По словам Сазерленда, все улики, все показания свидетелей указывают на то, что у Лэмфера – пьяницы и беспечного гуляки, была с хозяйкой весьма удобная связь. Когда же Белль проявила интерес к Хельгелейну, Рэя, которому не улыбалось поменять уютную спальню миссис Ганнесс на жесткую лежанку Лиззи Смит, охватили подозрительность и ревность.

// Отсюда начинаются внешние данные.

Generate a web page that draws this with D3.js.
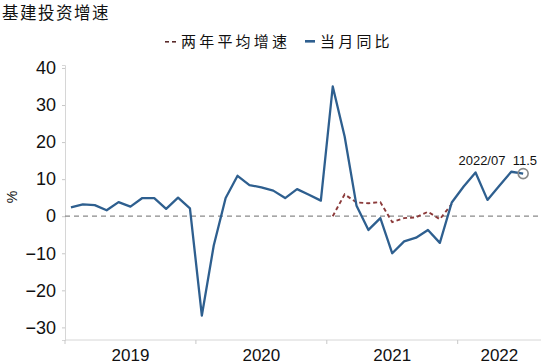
<!DOCTYPE html>
<html><head><meta charset="utf-8">
<script src="https://cdn.jsdelivr.net/npm/d3@7"></script>
<style>body{margin:0;background:#fff}svg{display:block}</style>
</head><body>
<script>
const years = ["2019","2020","2021","2022"];
const months = [
 "2019-02","2019-03","2019-04","2019-05","2019-06","2019-07","2019-08","2019-09","2019-10","2019-11","2019-12",
 "2020-02","2020-03","2020-04","2020-05","2020-06","2020-07","2020-08","2020-09","2020-10","2020-11","2020-12",
 "2021-02","2021-03","2021-04","2021-05","2021-06","2021-07","2021-08","2021-09","2021-10","2021-11","2021-12",
 "2022-02","2022-03","2022-04","2022-05","2022-06","2022-07","2022-08"];
const monthlyYoY = [
 2.4,3.2,3.0,1.6,3.8,2.6,4.9,4.9,2.0,5.0,2.1,
 -26.8,-7.9,4.9,10.9,8.4,7.8,6.9,4.9,7.3,5.8,4.2,
 35.0,21.5,2.8,-3.7,-0.5,-10.0,-6.8,-5.8,-3.7,-7.2,3.7,
 8.0,11.8,4.4,8.2,12.0,11.5,null];
const twoYearAvg = [
 null,null,null,null,null,null,null,null,null,null,null,
 null,null,null,null,null,null,null,null,null,null,null,
 0.0,5.9,3.7,3.5,3.8,-1.6,-0.5,-0.3,1.2,-0.8,3.3,
 null,null,null,null,null,null,null];
const yTicks = [-30,-20,-10,0,10,20,30,40];
const title = "基建投资增速";
const legendLabels = ["两年平均增速","当月同比"];
const annotationText = "2022/07  11.5";

const W=550,H=364;
const svg=d3.select("body").append("svg").attr("width",W).attr("height",H);
const x=d3.scaleBand().domain(months).range([65,541]).padding(0);
const y=d3.scaleLinear().domain([-33.4,40.8]).range([340,65]);
const cx=d=>x(d)+x.bandwidth()/2;

// title
svg.append("text").attr("x",2).attr("y",19).text(title)
  .attr("font-family","Noto Sans CJK SC").attr("font-size",16.5).attr("fill","#111").attr("letter-spacing",1.5);

// legend
const lg=svg.append("g").attr("font-family","Noto Sans CJK SC").attr("font-size",15).attr("fill","#111");
lg.append("rect").attr("x",165).attr("y",41).attr("width",4).attr("height",1.6).attr("fill","#5a2a2a");
lg.append("rect").attr("x",172).attr("y",41).attr("width",4).attr("height",1.6).attr("fill","#5a2a2a");
lg.append("text").attr("x",181).attr("y",47).attr("letter-spacing",3.2).text(legendLabels[0]);
lg.append("rect").attr("x",305).attr("y",40).attr("width",10).attr("height",2.6).attr("fill","#2e5f8f");
lg.append("text").attr("x",320).attr("y",47).attr("letter-spacing",3.2).text(legendLabels[1]);

// y axis
const ya=svg.append("g").attr("transform","translate(65,0)")
 .call(d3.axisLeft(y).tickValues(yTicks).tickSize(3).tickPadding(6).tickFormat(d3.format("d")));
ya.select(".domain").attr("stroke","#d6d6d6");
ya.selectAll(".tick line").attr("stroke","#c8c8c8");
ya.selectAll(".tick text").attr("font-family","Liberation Sans").attr("font-size",18).attr("fill","#111");

// y label
svg.append("text").attr("transform","translate(17,197) rotate(-90)").attr("text-anchor","middle")
 .attr("font-family","Liberation Sans").attr("font-size",14).attr("fill","#111").text("%");

// x axis
const xa=svg.append("g").attr("transform","translate(0,340)");
xa.append("line").attr("x1",65).attr("x2",541).attr("stroke","#d6d6d6");
const yearStart=years.map(yr=>months.find(m=>m.startsWith(yr)));
const yearEnd=years.map(yr=>months.filter(m=>m.startsWith(yr)).slice(-1)[0]);
yearStart.forEach(m=>xa.append("line").attr("x1",x(m)).attr("x2",x(m)).attr("y1",0).attr("y2",4).attr("stroke","#c8c8c8"));
years.forEach((yr,i)=>{
  const mid=(x(yearStart[i])+x(yearEnd[i])+x.bandwidth())/2;
  xa.append("text").attr("x",mid).attr("y",21).attr("text-anchor","middle")
   .attr("font-family","Liberation Sans").attr("font-size",17).attr("fill","#111").text(yr);
});

// zero line
svg.append("line").attr("x1",65).attr("x2",541).attr("y1",y(0)).attr("y2",y(0))
 .attr("stroke","#8a8a8a").attr("stroke-width",1.3).attr("stroke-dasharray","5,4");

// lines
const line=d3.line().defined(d=>d.v!=null).x(d=>cx(d.m)).y(d=>y(d.v));
svg.append("path").datum(months.map((m,i)=>({m,v:twoYearAvg[i]})))
 .attr("d",line).attr("fill","none").attr("stroke","#8b3a3a").attr("stroke-width",1.9).attr("stroke-dasharray","4,3");
svg.append("path").datum(months.map((m,i)=>({m,v:monthlyYoY[i]})))
 .attr("d",line).attr("fill","none").attr("stroke","#2e5f8f").attr("stroke-width",2.3).attr("stroke-linejoin","round");

// annotation
const li=monthlyYoY.findIndex((v,i)=>v!=null && monthlyYoY[i+1]==null);
svg.append("circle").attr("cx",cx(months[li])).attr("cy",y(monthlyYoY[li])).attr("r",5)
 .attr("fill","none").attr("stroke","#8a8a8a").attr("stroke-width",1.6);
svg.append("text").attr("x",537).attr("y",165).attr("text-anchor","end")
 .attr("font-family","Liberation Sans").attr("font-size",13).attr("fill","#111")
 .style("white-space","pre").text(annotationText);
</script>
</body></html>
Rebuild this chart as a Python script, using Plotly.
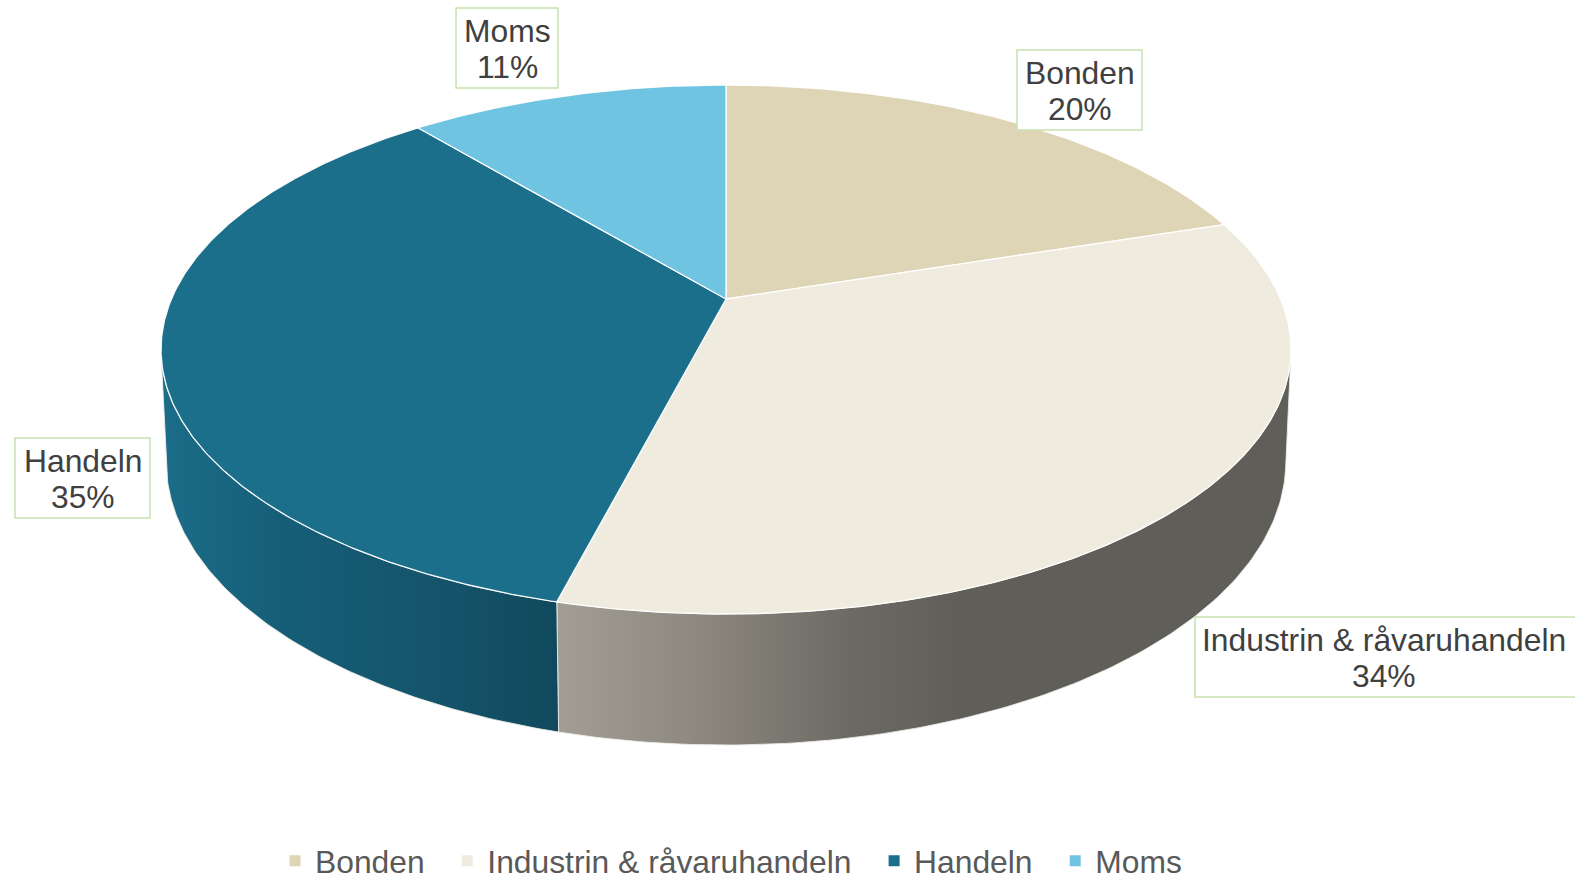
import numpy as np
import plotly.graph_objects as go

# Price breakdown shares (percent)
categories = ["Bonden", "Industrin & råvaruhandeln", "Handeln", "Moms"]
shares = [20, 34, 35, 11]

top_colors = ["#ddd5b5", "#efebdf", "#1b6f8b", "#6ec4e1"]
side_scales = [
    [[0, "#bdb595"], [1, "#8f8970"]],
    [[0, "#a29e96"], [0.2, "#8c887f"], [0.4, "#6d6a64"], [0.55, "#5f5e59"], [1, "#5f5e59"]],
    [[0, "#1b6d89"], [0.3, "#165e77"], [0.7, "#14546b"], [1, "#10495d"]],
    [[0, "#5aa9c4"], [1, "#3f8aa4"]],
]

# Perspective view of a unit disc: camera elevation, distance, screen scales
COS_E = 0.95
SIN_E = np.sqrt(1 - COS_E ** 2)
DIST = 4.975
FX, FY = 2759.0, 4061.0
THICK = 0.1418
CX, CY = 726.0, 299.0

W, H = 1575, 882
TEXT = "#404040"
FONT = "Liberation Sans, Arial, sans-serif"
NBSP = "\u00a0"


def project(theta_deg, z=0.0, r=1.0):
    t = np.radians(theta_deg)
    X, Y = r * np.cos(t), r * np.sin(t)
    yc = Y * SIN_E + z * COS_E
    zc = Y * COS_E + DIST - z * SIN_E
    return CX + FX * X / zc, CY - FY * yc / zc


# angular extent of each slice, clockwise from 12 o'clock
bounds = []
acc = 0.0
for v in shares:
    start = 90 - 360 * acc / sum(shares)
    acc += v
    end = 90 - 360 * acc / sum(shares)
    bounds.append((start, end))

# the outer wall is visible where its normal faces the camera
lim = np.degrees(np.arcsin(1.0 / (DIST * COS_E)))
vis_lo, vis_hi = -180 + lim, -lim

fig = go.Figure()

# outer walls
for i, (start, end) in enumerate(bounds):
    for k in (-360, 0, 360):
        a, b = end + k, start + k
        lo, hi = max(a, vis_lo), min(b, vis_hi)
        if hi <= lo:
            continue
        th = np.linspace(hi, lo, 120)
        xt, yt = project(th, 0.0)
        xb, yb = project(th[::-1], -THICK)
        fig.add_trace(go.Scatter(
            x=np.concatenate([xt, xb, xt[:1]]),
            y=np.concatenate([yt, yb, yt[:1]]),
            mode="lines", fill="toself",
            fillgradient=dict(type="horizontal", colorscale=side_scales[i]),
            line=dict(color="rgba(235,235,230,0.9)", width=1),
            hoverinfo="skip", showlegend=False,
        ))

# top faces
for i, (start, end) in enumerate(bounds):
    n = max(int(abs(start - end) * 2), 20)
    th = np.linspace(start, end, n)
    xa, ya = project(th, 0.0)
    fig.add_trace(go.Scatter(
        x=np.concatenate([[CX], xa, [CX]]),
        y=np.concatenate([[CY], ya, [CY]]),
        mode="lines", fill="toself", fillcolor=top_colors[i],
        line=dict(color="rgba(255,255,255,0.95)", width=1.3),
        name=categories[i], legendgroup=categories[i],
        hoverinfo="name", showlegend=False,
    ))

# legend swatches (non-breaking spaces widen the gap between entries)
for i, name in enumerate(categories):
    pad = NBSP * 2 if i < len(categories) - 1 else ""
    fig.add_trace(go.Scatter(
        x=[None], y=[None], mode="markers", name=name + pad, legendgroup=name,
        marker=dict(symbol="square", size=11, color=top_colors[i]),
    ))

# data labels: centre of each label box and its size
label_pos = [(1079.5, 90), (1385.5, 657), (82.5, 478), (507, 48)]
label_box = [(125, 80), (381, 80), (135, 80), (102, 80)]
shapes = []
annotations = []
for i, name in enumerate(categories):
    x0, y0 = label_pos[i]
    bw, bh = label_box[i]
    shapes.append(dict(type="rect", xref="x", yref="y",
                       x0=x0 - bw / 2, x1=x0 + bw / 2, y0=y0 - bh / 2, y1=y0 + bh / 2,
                       line=dict(color="#c6e2ae", width=1.5), fillcolor="white",
                       layer="above"))
    for txt, dy in ((name, -17), (f"{shares[i]}%", 19)):
        annotations.append(dict(x=x0 - 2 if i == 1 else x0, y=y0 + dy, xref="x", yref="y",
                                text=txt, showarrow=False,
                                font=dict(family=FONT, size=31.8, color=TEXT),
                                xanchor="center", yanchor="middle"))

fig.update_layout(
    width=W, height=H,
    margin=dict(l=0, r=0, t=0, b=0, autoexpand=False),
    paper_bgcolor="white", plot_bgcolor="white",
    xaxis=dict(range=[0, W], visible=False, fixedrange=True),
    yaxis=dict(range=[H, 0], visible=False, fixedrange=True),
    shapes=shapes, annotations=annotations,
    showlegend=True,
    legend=dict(orientation="h", x=731 / W, xanchor="center", y=1 - 861 / H, yanchor="middle",
                font=dict(family=FONT, size=31.8, color="#595959"),
                bgcolor="rgba(0,0,0,0)", itemclick=False, itemdoubleclick=False),
)

fig.write_html("out.html")
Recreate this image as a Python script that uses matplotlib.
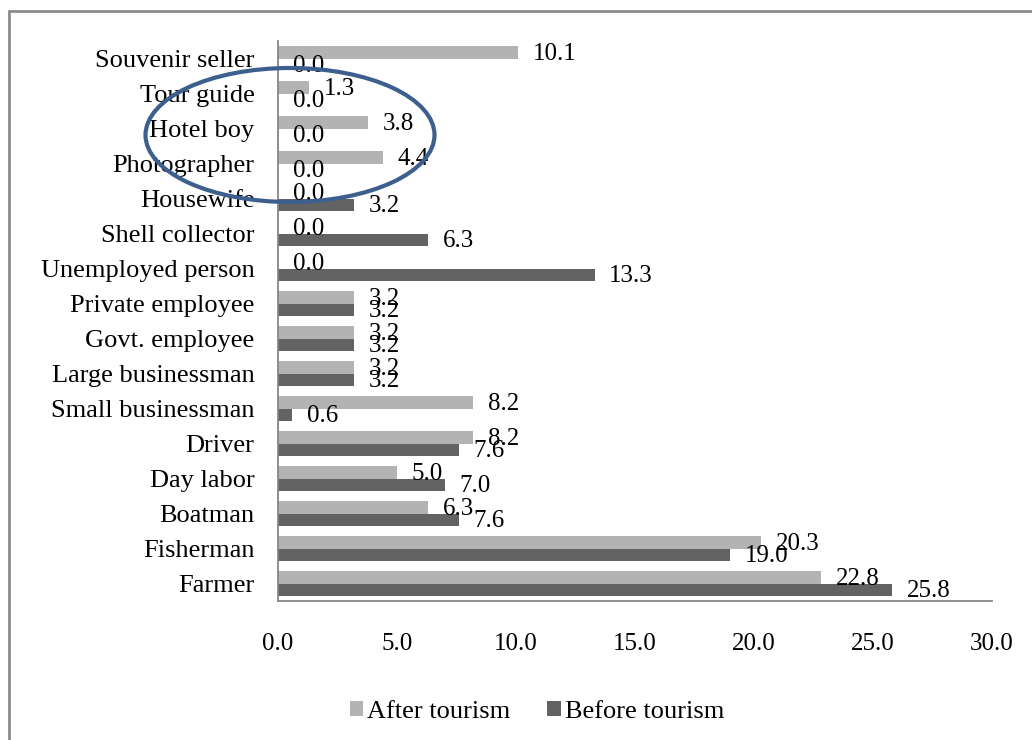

– В ночь на четырнадцатое января Хельгелейн пропал, – продолжал помощник прокурора, – с тех пор его никто больше не видел. А Лэмфер? Он ослушался хозяйку, на ночь в Мичиган-Сити не остался. Вернувшись на ферму, Рэй увидел нечто такое, что отвечало его желанию убрать с дороги соперника. Скорее всего, прямо над телом Хельгелейна был заключен некий договор. В чем он состоял, мы точно не знаем, однако вполне можно предположить, что женщина согласилась заплатить подсудимому за молчание. Как ясно из бумаг, за работу ему ничего не причиталось, а сам он на всех углах кричал, что Ганнесс, если не отдаст ему деньги, горько об этом пожалеет. Она же нарушила уговор, и Лэмфер, не получив «кровавых денег», утром двадцать восьмого апреля устроил поджог и тем самым обрек ее и детей на мучительную смерть в горящем доме, превратившемся в большую пылающую топку.